話しは12章あるが、最初は若いラゴスが途中で奴隷になって7年間苦役につかされたり、ある時は王様になったりしながら年をとっていく。それぞれの章ごとに一区切りする物語になっていて、銀河鉄道999みたいな感じだ。ラゴスは旅を自分の使命だと感じており、最後は68歳になるが、せっかく戻った故郷も後にして、周りには死出の旅と思われる旅におもむく。

 

あまり入り込めずに終わるかなと思ったけれど、それぞれの章は夜にみる夢のようでもあって、そう思って読むと味わえた。

 

ラゴスが王様になる章で、ラゴスは二人の妻を迎えるのだが、そのうちの一人は森を走っているうちに、少し地面から浮遊して移動できるというくだりがあった。

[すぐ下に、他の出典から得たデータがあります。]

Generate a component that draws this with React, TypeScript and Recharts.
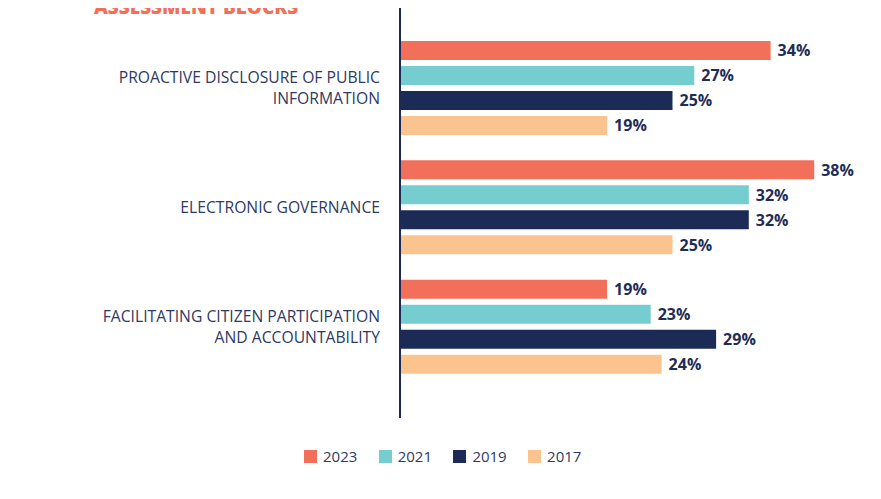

僕も自分の夢のなかでは泳ぐみたいに浮遊することができる。それは懐かしい感じがする。ああできたんだと思う一方で、当たり前のところに戻ってきたとも感じている。そこは許された世界であって、自由を感じる。

 

最近は浮けるからこれは夢だなとわかるときもあるようになった。そういうのを明晰夢というらしいが、夢だから困ったな、これからどうしようとか思ってしまうと砂嵐になって夢が終わる。

 

そういえば、週末に行っていたクィア映画祭は、聾(ろう)とセクシャル・マイノリティ特集だったのだけど、聾者と健常者のゲイカップルの作品があった。その作品は発話も字幕も一切なくて、基本BGMが流れていて、シーンごとの音は聞こえない。沈黙の世界を感じられた。沈黙の世界は落ち着くなと思う。その時も懐かしさを感じる。

 

ラゴスは、ある場所に何年か滞在しても最終的にはそこを後にして旅に出る。手に入れたものを捨てていくし、大事に持っていた研究書なども奪われたりして裸一貫になる。超越的な態度になっていて、何かを手に入れたくないというわけではなくて、旅に出るときは故郷に帰ろうとか、デーデという理想の女性と一緒になることを求めて出立するのだが、故郷には落ち着けなかったり、デーデには出会えなかったりということになる。

 

所有していると思うものも、実は所有などできず、ある時突然の別れがくる。その時に、自分は何も持ってなどいなくて、ひとときの関わりだけがあったということが実感されるのだと思うけれど、ラゴスがそれぞれの地域で得たものを捨ててすっと別れるとき、その何も持っていないということの儚さが感じられるようだ。

 

ただラゴスは学究の徒であり、知識だけは持っている。その知識を使って行く先々の場所を発展させたり、役に立ったりはする。そういうところをみると、なんとなく、この物語は、作者自身の夢でもあったのかなと思う。馬で空を飛んだり、壁を通り抜けたり、瞬間移動したりという超能力の世界はこの世界にはないのだが、それらを実際の「現実」ではなく、感じられるリアリティとして感じること。異世界に出会ってそこを経験していくこと。生を一抹の夢として体験すること。

 

自分自身に立ち戻り、自分は今後面白い活動を展開していくことができればいいなと思っている。在野の研究者、探究者たちが集まる場所をつくり、こころゆくまで関心のあることを探究し、世界の奥行きを感じたい。そう思うと同時にそんなところを作れる器量はなくてしぼんで世の流れから捨てられていくかもしれないなとも思う。

 

獲得とは所有のことだろう。こうでなければ自分は面白くない、救われないと思うのは、所有へのこだわりであり、その思考自体もまた所有であるのだろうと思う。「こうでなければならない」という思考自体が所有なのだろう。今はその所有の圧迫が強い。